| What you should do |
Retype, word for word, the lines between the ones holding "Recreate this image" and "154, 382, 683];", inclusive; pictures stay out of the copy.

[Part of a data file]
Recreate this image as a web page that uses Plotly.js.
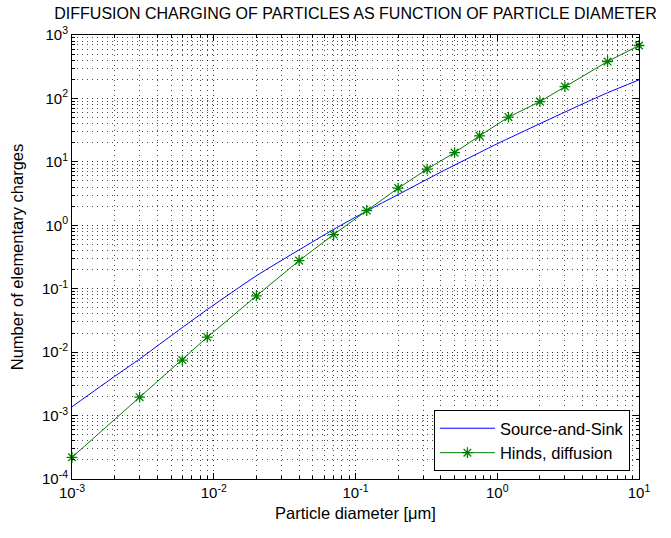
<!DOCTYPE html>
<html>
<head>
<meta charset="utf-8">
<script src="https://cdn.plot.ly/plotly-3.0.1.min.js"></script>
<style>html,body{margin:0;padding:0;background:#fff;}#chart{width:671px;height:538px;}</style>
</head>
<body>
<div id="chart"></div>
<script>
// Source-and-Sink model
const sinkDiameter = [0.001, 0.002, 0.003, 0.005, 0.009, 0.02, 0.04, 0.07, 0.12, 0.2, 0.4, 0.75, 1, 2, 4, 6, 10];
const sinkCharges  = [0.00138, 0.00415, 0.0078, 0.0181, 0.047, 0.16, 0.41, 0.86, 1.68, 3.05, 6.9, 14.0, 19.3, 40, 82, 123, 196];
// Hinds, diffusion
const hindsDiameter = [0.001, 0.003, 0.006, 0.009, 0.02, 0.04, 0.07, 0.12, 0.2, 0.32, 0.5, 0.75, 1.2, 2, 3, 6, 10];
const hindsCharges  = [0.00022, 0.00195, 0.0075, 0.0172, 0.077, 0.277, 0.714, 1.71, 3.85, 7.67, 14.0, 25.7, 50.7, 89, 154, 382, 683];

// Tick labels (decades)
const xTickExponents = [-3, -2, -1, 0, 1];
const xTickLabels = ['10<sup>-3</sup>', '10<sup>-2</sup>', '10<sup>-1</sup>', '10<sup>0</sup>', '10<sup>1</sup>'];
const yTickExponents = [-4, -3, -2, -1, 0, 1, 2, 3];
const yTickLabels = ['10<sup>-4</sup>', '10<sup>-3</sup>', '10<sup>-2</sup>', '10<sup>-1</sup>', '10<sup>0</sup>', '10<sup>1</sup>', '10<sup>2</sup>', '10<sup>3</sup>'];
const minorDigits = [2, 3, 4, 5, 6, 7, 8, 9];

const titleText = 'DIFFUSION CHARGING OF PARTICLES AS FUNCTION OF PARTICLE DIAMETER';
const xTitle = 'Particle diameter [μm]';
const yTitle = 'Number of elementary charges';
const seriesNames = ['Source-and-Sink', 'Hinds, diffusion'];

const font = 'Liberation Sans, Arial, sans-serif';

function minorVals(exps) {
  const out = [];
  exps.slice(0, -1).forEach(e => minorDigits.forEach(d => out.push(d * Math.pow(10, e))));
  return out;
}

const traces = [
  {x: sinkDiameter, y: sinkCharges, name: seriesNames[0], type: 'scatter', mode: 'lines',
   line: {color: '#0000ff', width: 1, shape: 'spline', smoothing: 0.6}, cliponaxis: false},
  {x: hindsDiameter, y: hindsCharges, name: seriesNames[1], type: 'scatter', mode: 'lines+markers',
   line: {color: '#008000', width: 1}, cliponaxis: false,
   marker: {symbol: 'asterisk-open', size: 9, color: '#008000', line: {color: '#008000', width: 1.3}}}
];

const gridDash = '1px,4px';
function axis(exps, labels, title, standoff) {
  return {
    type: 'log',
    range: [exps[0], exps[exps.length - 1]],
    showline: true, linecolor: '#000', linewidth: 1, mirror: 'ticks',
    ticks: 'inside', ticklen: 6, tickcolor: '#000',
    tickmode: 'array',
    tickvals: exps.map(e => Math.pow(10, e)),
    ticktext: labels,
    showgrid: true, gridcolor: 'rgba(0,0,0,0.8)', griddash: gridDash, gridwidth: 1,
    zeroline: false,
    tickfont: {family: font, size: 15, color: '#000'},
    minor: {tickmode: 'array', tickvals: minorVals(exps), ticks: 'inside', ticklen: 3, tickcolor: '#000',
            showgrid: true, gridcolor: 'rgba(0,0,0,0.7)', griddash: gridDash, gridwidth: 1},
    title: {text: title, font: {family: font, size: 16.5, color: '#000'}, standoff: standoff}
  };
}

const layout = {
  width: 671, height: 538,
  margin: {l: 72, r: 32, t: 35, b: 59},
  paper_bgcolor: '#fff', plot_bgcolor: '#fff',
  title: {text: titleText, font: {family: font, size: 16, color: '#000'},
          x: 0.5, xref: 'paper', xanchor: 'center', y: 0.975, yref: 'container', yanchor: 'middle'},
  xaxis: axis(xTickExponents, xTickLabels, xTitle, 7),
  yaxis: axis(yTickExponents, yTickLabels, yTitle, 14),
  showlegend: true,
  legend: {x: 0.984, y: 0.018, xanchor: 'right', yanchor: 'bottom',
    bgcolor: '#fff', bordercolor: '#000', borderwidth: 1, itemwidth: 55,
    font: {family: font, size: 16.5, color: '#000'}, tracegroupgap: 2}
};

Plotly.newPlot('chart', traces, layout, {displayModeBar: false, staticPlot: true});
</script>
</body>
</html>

---

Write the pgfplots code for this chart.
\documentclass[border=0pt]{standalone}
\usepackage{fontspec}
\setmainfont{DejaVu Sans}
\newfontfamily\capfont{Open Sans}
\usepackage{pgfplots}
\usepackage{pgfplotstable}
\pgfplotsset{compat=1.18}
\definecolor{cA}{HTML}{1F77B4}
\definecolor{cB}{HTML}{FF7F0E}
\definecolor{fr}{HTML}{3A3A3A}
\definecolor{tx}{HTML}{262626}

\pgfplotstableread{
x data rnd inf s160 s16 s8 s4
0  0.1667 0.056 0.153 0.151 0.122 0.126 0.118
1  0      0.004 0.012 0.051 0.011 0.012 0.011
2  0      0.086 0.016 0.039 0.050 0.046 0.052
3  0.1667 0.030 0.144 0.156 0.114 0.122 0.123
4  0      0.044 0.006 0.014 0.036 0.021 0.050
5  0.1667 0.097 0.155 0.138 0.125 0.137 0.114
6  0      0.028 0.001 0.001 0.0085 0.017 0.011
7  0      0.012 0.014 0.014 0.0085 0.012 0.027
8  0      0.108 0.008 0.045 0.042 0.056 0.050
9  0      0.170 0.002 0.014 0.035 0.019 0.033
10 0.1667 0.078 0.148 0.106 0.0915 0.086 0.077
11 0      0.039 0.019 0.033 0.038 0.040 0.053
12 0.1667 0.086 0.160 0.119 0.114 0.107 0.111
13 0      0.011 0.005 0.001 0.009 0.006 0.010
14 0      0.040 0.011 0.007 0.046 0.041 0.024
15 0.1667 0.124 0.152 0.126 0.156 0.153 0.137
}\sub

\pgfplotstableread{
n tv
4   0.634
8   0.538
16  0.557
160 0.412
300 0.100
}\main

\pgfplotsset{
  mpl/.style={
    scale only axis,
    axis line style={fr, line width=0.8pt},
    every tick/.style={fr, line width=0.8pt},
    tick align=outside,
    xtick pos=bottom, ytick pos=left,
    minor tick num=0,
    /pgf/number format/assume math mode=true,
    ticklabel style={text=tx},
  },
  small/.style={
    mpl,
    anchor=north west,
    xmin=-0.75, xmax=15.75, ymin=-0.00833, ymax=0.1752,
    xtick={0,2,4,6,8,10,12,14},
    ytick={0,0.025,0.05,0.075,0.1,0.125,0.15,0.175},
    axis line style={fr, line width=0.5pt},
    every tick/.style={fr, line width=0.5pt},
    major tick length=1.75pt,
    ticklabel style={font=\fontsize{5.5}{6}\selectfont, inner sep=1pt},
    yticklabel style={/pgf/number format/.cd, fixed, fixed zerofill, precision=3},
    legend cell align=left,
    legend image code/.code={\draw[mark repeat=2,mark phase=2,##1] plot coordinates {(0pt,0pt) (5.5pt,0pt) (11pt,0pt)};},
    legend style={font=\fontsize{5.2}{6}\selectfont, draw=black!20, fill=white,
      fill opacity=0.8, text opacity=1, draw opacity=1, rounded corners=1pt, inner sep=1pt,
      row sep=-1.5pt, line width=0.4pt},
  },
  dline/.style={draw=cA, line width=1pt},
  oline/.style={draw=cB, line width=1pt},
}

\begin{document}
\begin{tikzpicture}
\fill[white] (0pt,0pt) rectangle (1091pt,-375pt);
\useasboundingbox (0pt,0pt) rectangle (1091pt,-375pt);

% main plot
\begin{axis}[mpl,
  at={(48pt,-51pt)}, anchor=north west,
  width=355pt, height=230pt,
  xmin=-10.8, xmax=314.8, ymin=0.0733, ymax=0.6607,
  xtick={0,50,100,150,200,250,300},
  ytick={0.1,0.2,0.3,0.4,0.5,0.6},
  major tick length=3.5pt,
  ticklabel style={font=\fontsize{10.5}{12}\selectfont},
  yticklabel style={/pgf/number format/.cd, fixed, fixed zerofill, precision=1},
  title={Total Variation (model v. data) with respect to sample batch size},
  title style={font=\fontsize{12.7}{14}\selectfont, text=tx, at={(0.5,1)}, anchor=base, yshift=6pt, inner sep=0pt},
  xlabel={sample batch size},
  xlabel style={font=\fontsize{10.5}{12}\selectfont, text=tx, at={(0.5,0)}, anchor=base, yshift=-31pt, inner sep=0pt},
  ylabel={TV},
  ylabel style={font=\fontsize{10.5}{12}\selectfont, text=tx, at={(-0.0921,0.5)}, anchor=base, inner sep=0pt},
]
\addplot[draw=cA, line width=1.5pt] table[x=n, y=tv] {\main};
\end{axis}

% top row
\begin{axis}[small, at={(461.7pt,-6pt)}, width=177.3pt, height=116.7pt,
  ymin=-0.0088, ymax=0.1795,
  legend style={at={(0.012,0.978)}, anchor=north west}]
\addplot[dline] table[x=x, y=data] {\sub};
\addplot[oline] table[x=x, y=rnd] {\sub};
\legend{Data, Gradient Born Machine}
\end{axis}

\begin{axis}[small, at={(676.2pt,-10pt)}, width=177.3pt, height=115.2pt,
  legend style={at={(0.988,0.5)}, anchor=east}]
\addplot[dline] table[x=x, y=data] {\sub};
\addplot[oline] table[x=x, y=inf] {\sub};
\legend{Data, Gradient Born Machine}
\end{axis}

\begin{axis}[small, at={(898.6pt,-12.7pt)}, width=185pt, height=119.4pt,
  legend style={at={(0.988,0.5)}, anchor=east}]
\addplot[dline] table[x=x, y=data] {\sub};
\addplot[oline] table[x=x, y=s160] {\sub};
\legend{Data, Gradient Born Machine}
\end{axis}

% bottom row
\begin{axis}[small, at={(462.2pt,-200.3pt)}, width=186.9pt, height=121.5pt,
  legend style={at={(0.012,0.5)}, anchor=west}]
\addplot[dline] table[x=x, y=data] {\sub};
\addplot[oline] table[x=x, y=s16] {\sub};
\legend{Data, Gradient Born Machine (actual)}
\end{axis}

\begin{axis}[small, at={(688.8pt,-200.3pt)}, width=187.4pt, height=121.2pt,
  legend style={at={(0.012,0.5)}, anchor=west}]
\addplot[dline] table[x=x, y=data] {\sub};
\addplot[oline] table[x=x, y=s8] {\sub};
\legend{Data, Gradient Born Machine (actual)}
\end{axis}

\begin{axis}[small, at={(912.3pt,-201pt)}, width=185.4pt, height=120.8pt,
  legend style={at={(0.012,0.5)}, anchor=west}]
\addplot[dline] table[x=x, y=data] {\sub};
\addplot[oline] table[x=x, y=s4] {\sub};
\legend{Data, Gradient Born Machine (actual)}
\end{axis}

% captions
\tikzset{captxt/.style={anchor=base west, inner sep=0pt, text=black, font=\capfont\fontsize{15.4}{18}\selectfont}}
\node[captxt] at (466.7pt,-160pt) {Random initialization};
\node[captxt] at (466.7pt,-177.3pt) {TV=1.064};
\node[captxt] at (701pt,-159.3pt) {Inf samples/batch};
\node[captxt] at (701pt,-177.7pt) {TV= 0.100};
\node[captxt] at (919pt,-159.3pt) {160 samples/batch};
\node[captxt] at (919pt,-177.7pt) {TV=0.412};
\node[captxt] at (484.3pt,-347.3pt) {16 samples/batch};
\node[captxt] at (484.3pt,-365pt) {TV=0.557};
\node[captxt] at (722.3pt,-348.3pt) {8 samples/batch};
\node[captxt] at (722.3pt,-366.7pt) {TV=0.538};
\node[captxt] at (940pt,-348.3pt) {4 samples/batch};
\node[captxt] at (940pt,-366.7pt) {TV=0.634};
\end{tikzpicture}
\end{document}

| Output for this task |
Recreate this image as a web page that uses Plotly.js.
<!DOCTYPE html>
<html>
<head>
<meta charset="utf-8">
<script src="https://cdn.plot.ly/plotly-3.0.1.min.js"></script>
<style>html,body{margin:0;padding:0;background:#fff;}#chart{width:671px;height:538px;}</style>
</head>
<body>
<div id="chart"></div>
<script>
// Source-and-Sink model
const sinkDiameter = [0.001, 0.002, 0.003, 0.005, 0.009, 0.02, 0.04, 0.07, 0.12, 0.2, 0.4, 0.75, 1, 2, 4, 6, 10];
const sinkCharges  = [0.00138, 0.00415, 0.0078, 0.0181, 0.047, 0.16, 0.41, 0.86, 1.68, 3.05, 6.9, 14.0, 19.3, 40, 82, 123, 196];
// Hinds, diffusion
const hindsDiameter = [0.001, 0.003, 0.006, 0.009, 0.02, 0.04, 0.07, 0.12, 0.2, 0.32, 0.5, 0.75, 1.2, 2, 3, 6, 10];
const hindsCharges  = [0.00022, 0.00195, 0.0075, 0.0172, 0.077, 0.277, 0.714, 1.71, 3.85, 7.67, 14.0, 25.7, 50.7, 89, 154, 382, 683];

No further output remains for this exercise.